Lo que hoy llamamos usos tradicionales son aquellos que llevaron a cabo durante siglos los hombres y mujeres del campo. Aunque habitualmente suelen ser reivindicados como modelos de desarrollo sostenible, habría que cuestionarse hasta qué punto es así.

Uno de los usos tradicionales más extendidos en la cornisa cantábrica es la utilización del fuego con el fin de crear pastos para el ganado. El arraigo de esta práctica es tal que, según datos de la Fiscalía de Medio Ambiente de Asturias, más del 80% de los incendios que se producen cada año son provocados por los ganaderos. Esto ha llevado a que en algunas zonas la pérdida de suelo y la erosión sean realmente graves, especialmente en el occidente de la Cordillera. Numerosas laderas antaño boscosas han quedado reducidas a auténticos pedregales cuya recuperación sólo será posible a muy largo plazo. Todo gracias al uso tradicional del fuego que hacen los que algunos expertos, como Jaime Izquierdo o el cineasta Tom Fernández, llaman «jardineros del paisaje». En este caso, un paisaje calcinado e irrecuperable durante muchos años.

Entre los usos tradicionales también habría que considerar la utilización de lazos, cepos y venenos para erradicar las llamadas alimañas, esto es, cualquier animal que suponga una mínima amenaza o competencia para los intereses humanos. Así, los habitantes del medio rural estuvieron a punto de acabar con los osos cantábricos. También fueron ellos quienes a base de disparos y veneno llevaron a la extinción a los quebrantahuesos que poblaban esas mismas montañas. Es paradójico que la Fundación para la Conservación del Quebrantahuesos, que se encarga de recuperar estas aves en los Picos de Europa, reivindique el papel fundamental de los pastores para su conservación. Incluso, los ejemplares reintroducidos son bautizados con el nombre de viejos pastores, olvidando que fueron éstos quienes hicieron desaparecer a los quebrantahuesos de ese macizo montañoso.

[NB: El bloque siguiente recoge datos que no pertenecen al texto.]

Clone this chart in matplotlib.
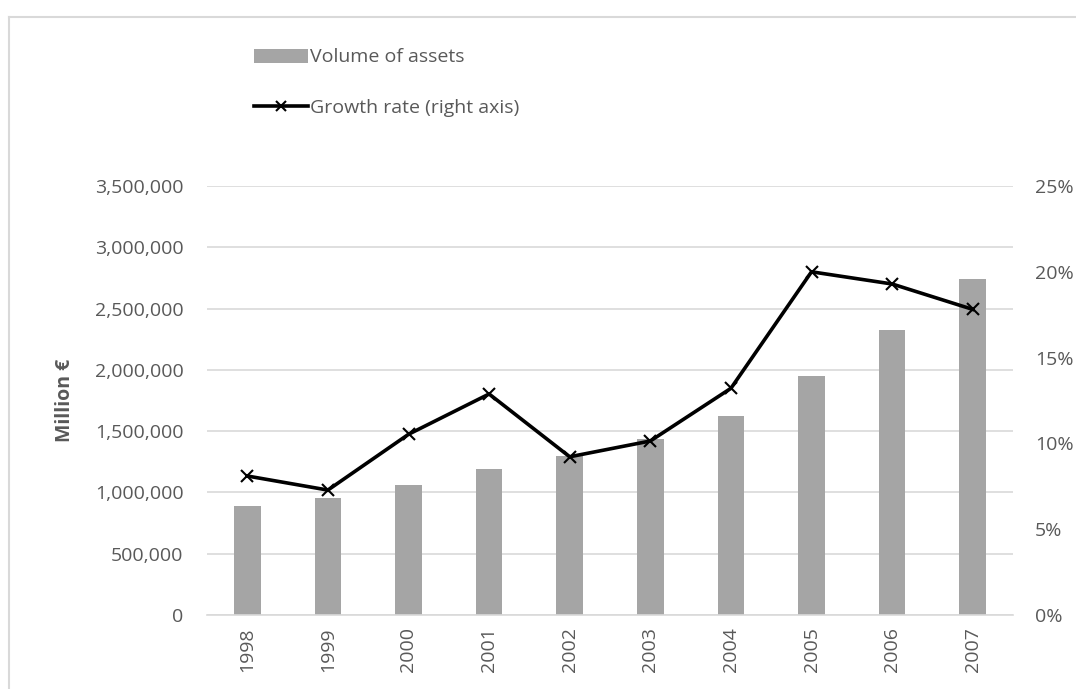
import matplotlib.pyplot as plt
from matplotlib.lines import Line2D
from matplotlib.patches import Patch
from matplotlib.ticker import FuncFormatter, MultipleLocator
import numpy as np

years = ["1998", "1999", "2000", "2001", "2002", "2003", "2004", "2005", "2006", "2007"]
assets = [889000, 954000, 1058000, 1191000, 1299000, 1436000, 1623000, 1947000, 2322000, 2741000]
growth = [8.1, 7.28, 10.53, 12.88, 9.22, 10.14, 13.21, 20.0, 19.29, 17.81]

plt.rcParams['font.family'] = ['Open Sans', 'DejaVu Sans']
text_col = "#595959"
grid_col = "#d9d9d9"
fs = 14

fig = plt.figure(figsize=(10.76, 6.89), dpi=100)

# outer chart frame (only top and left edges fall inside the image)
fig.add_artist(Line2D([8.5 / 1076, 8.5 / 1076], [0, 1 - 16.5 / 689], color=grid_col, lw=1.5))
fig.add_artist(Line2D([8.5 / 1076, 1], [1 - 16.5 / 689, 1 - 16.5 / 689], color=grid_col, lw=1.5))

ax = fig.add_axes([207 / 1076, 1 - 615 / 689, 806 / 1076, 429 / 689])
x = np.arange(len(years))
ax.bar(x, assets, width=0.33, color="#a5a5a5", zorder=2)
ax.set_xlim(-0.5, len(years) - 0.5)
ax.set_ylim(0, 3500000)
ax.yaxis.set_major_locator(MultipleLocator(500000))
ax.yaxis.set_major_formatter(FuncFormatter(lambda v, p: f"{int(v):,}"))
ax.grid(axis="y", color=grid_col, lw=1.2, zorder=0)
ax.set_xticks(x)
ax.set_xticklabels(years, rotation=90)
for s in ["top", "right", "left"]:
    ax.spines[s].set_visible(False)
ax.spines["bottom"].set_color(grid_col)
ax.spines["bottom"].set_linewidth(1.2)
ax.tick_params(axis="both", length=0, labelsize=fs, colors=text_col)
ax.tick_params(axis="y", pad=17)
ax.tick_params(axis="x", pad=9)
ax.set_ylabel("Million €", fontsize=fs, fontweight="bold", color=text_col, labelpad=14)

ax2 = ax.twinx()
ax2.plot(x, growth, color="black", lw=2.6, marker="x", markersize=8,
         markeredgewidth=1.5, zorder=3)
ax2.set_ylim(0, 25)
ax2.yaxis.set_major_locator(MultipleLocator(5))
ax2.yaxis.set_major_formatter(FuncFormatter(lambda v, p: f"{int(v)}%"))
for s in ["top", "right", "left", "bottom"]:
    ax2.spines[s].set_visible(False)
ax2.tick_params(axis="y", length=0, labelsize=fs, colors=text_col, pad=16)

handles = [
    Patch(facecolor="#a5a5a5", edgecolor="none", label="Volume of assets"),
    Line2D([0], [0], color="black", lw=2.6, marker="x", markersize=7,
           markeredgewidth=1.5, label="Growth rate (right axis)"),
]
fig.legend(handles=handles, loc="upper left", bbox_to_anchor=(236 / 1076, 1 - 31 / 689),
           frameon=False, fontsize=fs, labelcolor=text_col, handlelength=2.8,
           handletextpad=0.1, labelspacing=1.65)

fig.savefig("out.png", dpi=100)
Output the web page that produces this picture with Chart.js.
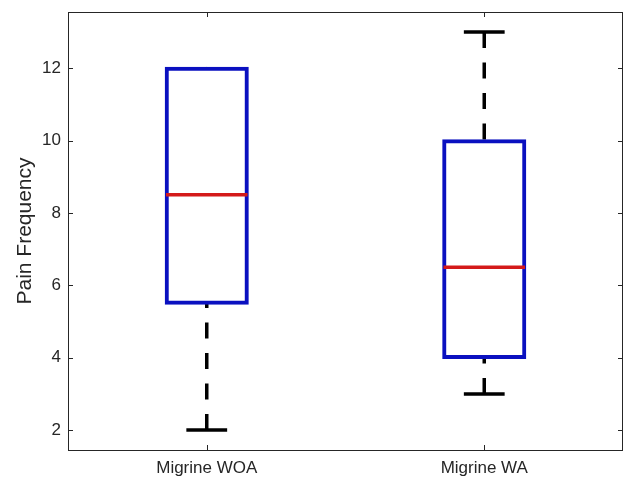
<!DOCTYPE html>
<html>
<head>
<meta charset="utf-8">
<script src="https://cdn.jsdelivr.net/npm/chart.js@4"></script>
<style>
  html, body { margin: 0; padding: 0; background: #fff; }
  #wrap { width: 627px; height: 479px; }
</style>
</head>
<body>
<div id="wrap"><canvas id="grafico" width="627" height="479"></canvas></div>
<script>
const categorias = ['Migrine WOA', 'Migrine WA'];
const quartil1 = [5.5, 4];
const quartil3 = [12, 10];
const mediana = [8.5, 6.5];
const bigodeMin = [2, 3];
const bigodeMax = [12, 13];
const yTicks = [2, 4, 6, 8, 10, 12];

const corEixo = '#262626';

// desenha bigodes (antes das caixas), mediana, moldura e ticks internos
const boxplotPlugin = {
  id: 'boxplot',
  beforeDatasetsDraw(chart) {
    const { ctx, scales: { x, y } } = chart;
    const meta = chart.getDatasetMeta(0);
    ctx.save();
    ctx.strokeStyle = '#000';
    ctx.lineWidth = 3.5;
    categorias.forEach((c, i) => {
      const px = x.getPixelForValue(i);
      const w = meta.data[i].width;
      // linha tracejada, do cap ate a caixa
      ctx.setLineDash([16, 14.5]);
      ctx.beginPath();
      ctx.moveTo(px, y.getPixelForValue(bigodeMax[i]));
      ctx.lineTo(px, y.getPixelForValue(quartil3[i]));
      ctx.stroke();
      ctx.beginPath();
      ctx.moveTo(px, y.getPixelForValue(bigodeMin[i]));
      ctx.lineTo(px, y.getPixelForValue(quartil1[i]));
      ctx.stroke();
      // caps (so quando o bigode sai da caixa)
      ctx.setLineDash([]);
      ctx.beginPath();
      [bigodeMin[i], bigodeMax[i]].forEach(v => {
        if (v === quartil1[i] || v === quartil3[i]) return;
        const py = y.getPixelForValue(v);
        ctx.moveTo(px - w / 4, py);
        ctx.lineTo(px + w / 4, py);
      });
      ctx.stroke();
    });
    ctx.restore();
  },
  afterDatasetsDraw(chart) {
    const { ctx, chartArea: a, scales: { x, y } } = chart;
    const meta = chart.getDatasetMeta(0);
    ctx.save();
    ctx.strokeStyle = '#d41a1a';
    ctx.lineWidth = 3.5;
    categorias.forEach((c, i) => {
      const px = x.getPixelForValue(i);
      const w = meta.data[i].width;
      const py = y.getPixelForValue(mediana[i]);
      ctx.beginPath();
      ctx.moveTo(px - w / 2, py);
      ctx.lineTo(px + w / 2, py);
      ctx.stroke();
    });
    // moldura
    ctx.strokeStyle = corEixo;
    ctx.lineWidth = 1;
    ctx.strokeRect(a.left + 0.5, a.top + 0.5, a.right - a.left - 1, a.bottom - a.top);
    // ticks internos
    const t = 5;
    ctx.beginPath();
    y.ticks.forEach(tk => {
      const py = Math.round(y.getPixelForValue(tk.value)) + 0.5;
      ctx.moveTo(a.left, py); ctx.lineTo(a.left + t, py);
      ctx.moveTo(a.right, py); ctx.lineTo(a.right - t, py);
    });
    categorias.forEach((c, i) => {
      const px = Math.round(x.getPixelForValue(i)) + 0.5;
      ctx.moveTo(px, a.bottom); ctx.lineTo(px, a.bottom - t);
      ctx.moveTo(px, a.top); ctx.lineTo(px, a.top + t);
    });
    ctx.stroke();
    ctx.restore();
  }
};

new Chart(document.getElementById('grafico'), {
  type: 'bar',
  data: {
    labels: categorias,
    datasets: [{
      label: 'Pain Frequency',
      data: quartil1.map((q, i) => [q, quartil3[i]]),
      backgroundColor: 'rgba(0,0,0,0)',
      borderColor: '#0a10c0',
      borderWidth: 1.5,
      borderSkipped: false,
      inflateAmount: 1.25,
      barPercentage: 0.294,
      categoryPercentage: 1
    }]
  },
  options: {
    responsive: false,
    animation: false,
    layout: { padding: { top: 12, right: 4, left: 0, bottom: 0 } },
    plugins: {
      legend: { display: false },
      tooltip: { enabled: false }
    },
    scales: {
      x: {
        grid: { display: false, drawTicks: false },
        border: { display: false },
        ticks: { color: corEixo, font: { family: 'Liberation Sans', size: 17 }, padding: 8 },
        afterFit(scale) { scale.height = 29; }
      },
      y: {
        min: 1.45,
        max: 13.55,
        afterBuildTicks(scale) { scale.ticks = yTicks.map(v => ({ value: v })); },
        grid: { display: false, drawTicks: false },
        border: { display: false },
        ticks: { color: corEixo, font: { family: 'Liberation Sans', size: 17 }, padding: 7 },
        title: {
          display: true,
          text: 'Pain Frequency',
          color: corEixo,
          font: { family: 'Liberation Sans', size: 21 },
          padding: { top: 13, bottom: 0 }
        },
        afterFit(scale) {
          scale.width = 68;
          scale.paddingTop = 0;
          scale.paddingBottom = 0;
        }
      }
    }
  },
  plugins: [boxplotPlugin]
});
</script>
</body>
</html>
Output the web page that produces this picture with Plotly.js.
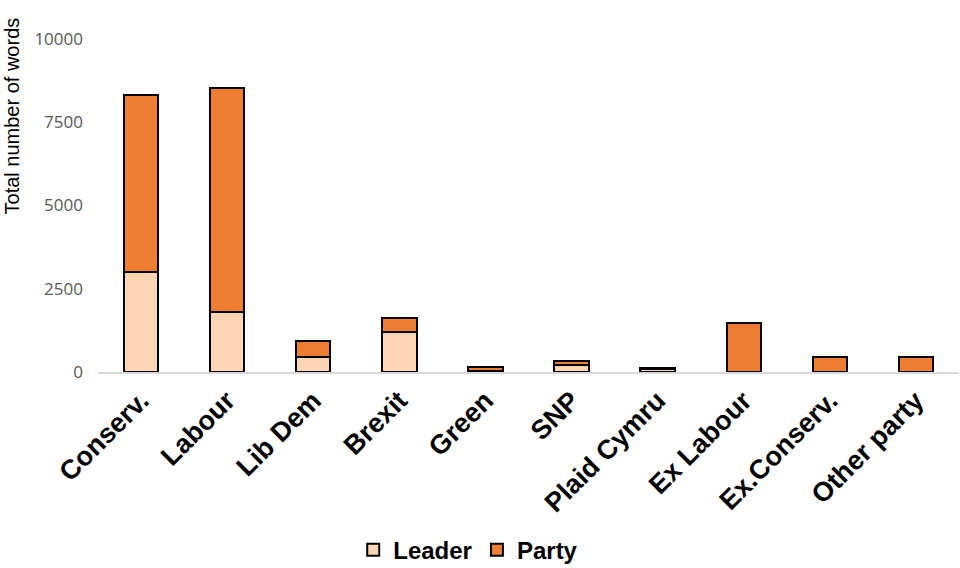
<!DOCTYPE html>
<html>
<head>
<meta charset="utf-8">
<script src="https://cdn.plot.ly/plotly-3.0.1.min.js"></script>
<style>html,body{margin:0;padding:0;background:#fff;}#chart{width:960px;height:568px;}</style>
</head>
<body>
<div id="chart"></div>
<script>
const categories = ["Conserv.", "Labour", "Lib Dem", "Brexit", "Green", "SNP", "Plaid Cymru", "Ex Labour", "Ex.Conserv.", "Other party"];
const leaderWords = [3000, 1790, 450, 1200, 20, 210, 100, 0, 0, 0];
const partyWords = [5330, 6740, 480, 420, 130, 120, 30, 1460, 440, 440];
const yTickVals = [0, 2500, 5000, 7500, 10000];
const yTitle = "Total number of words";

const traces = [
  {type: "bar", name: "Leader", x: categories, y: leaderWords,
   marker: {color: "#fcd5b5", line: {color: "#000", width: 2}}},
  {type: "bar", name: "Party", x: categories, y: partyWords,
   marker: {color: "#ed7d31", line: {color: "#000", width: 2}}}
];

const layout = {
  width: 960, height: 568,
  margin: {l: 98, r: 1, t: 39, b: 196, autoexpand: false},
  barmode: "stack", bargap: 0.6,
  paper_bgcolor: "#fff", plot_bgcolor: "#fff",
  font: {family: "Liberation Sans, Arial, sans-serif", color: "#000"},
  showlegend: true,
  legend: {orientation: "h", x: 0.43, xanchor: "center", y: -0.535, yanchor: "middle",
           font: {family: "Liberation Sans, Arial, sans-serif", size: 24, color: "#000", weight: "bold"},
           itemwidth: 30, traceorder: "normal"},
  xaxis: {tickangle: -45, showgrid: false, showline: true, linecolor: "#d9d9d9", linewidth: 2,
          automargin: false,
          ticks: "", tickfont: {family: "Liberation Sans, Arial, sans-serif", size: 27, color: "#000", weight: "bold"}},
  yaxis: {range: [0, 10000], tickvals: yTickVals, ticktext: yTickVals.map(String),
          showgrid: false, zeroline: false, showline: false, ticks: "", automargin: false,
          ticklabelstandoff: 14,
          tickfont: {family: "Open Sans, sans-serif", size: 17, color: "#595959"}},
  annotations: [{text: yTitle, textangle: -90, xref: "paper", yref: "paper",
                 x: -0.1, xanchor: "center", y: 0.77, yanchor: "middle", showarrow: false,
                 font: {family: "Liberation Sans, Arial, sans-serif", size: 20, color: "#000"}}]
};

Plotly.newPlot("chart", traces, layout, {displayModeBar: false, staticPlot: true});
</script>
</body>
</html>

También son pastores y ganaderos los que piden la erradicación del lobo en el único parque nacional de nuestro país donde habita la especie o los que impulsan la decisión de matar 90 ejemplares en Asturias, a pesar de que los datos oficiales señalan que el número de lobos no ha aumentado en los últimos años. El lobo es una especie clave en la naturaleza y plantear su eliminación es incoherente con declararse como valedor de la conservación de un paisaje natural. No tiene sentido decir que se quiere conservar un ecosistema y al mismo tiempo plantear la eliminación de uno de sus elementos fundamentales, como son los grandes carnívoros.

Con todo esto no se trata de criminalizar a los habitantes del mundo rural y menos a sus antepasados, personas que al igual que el resto trataron de prosperar económicamente y ganarse la vida lo mejor que pudieron, en unas condiciones especialmente duras. Sin embargo, la realidad es que los antiguos pobladores rurales nunca tuvieron la más mínima intención de conservar bosques o proteger especies. Esto ha quedado reflejado en distintos textos históricos, como el siguiente, de 1265, recogido en el libro «Osos y otras fieras en el pasado de Asturias» de Juan Torrente: «los hombres se deuen auenturar a vencer las cosas por fuerza, e por fortaleza, assi como quebrantando las grandes peñas, e foradando los grandes montes, e allanando los logares altos, e alzando los baxos o matando las animalias brauas e fuertes». Y en otra parte: «E faciendo esto, se apoderan de la tierra, e servirse han de las cosas que son en ella, tambien de las bestias, como de las aues, e de los pescados, segun mandamiento de Dios».

Los hombres del campo tienen todo el derecho a defender sus legítimos intereses, pero habría que pedirles que, como colectivo, no se hagan pasar por apóstoles de la conservación. No lo son hoy ni lo han sido nunca, ni tienen ninguna obligación de serlo.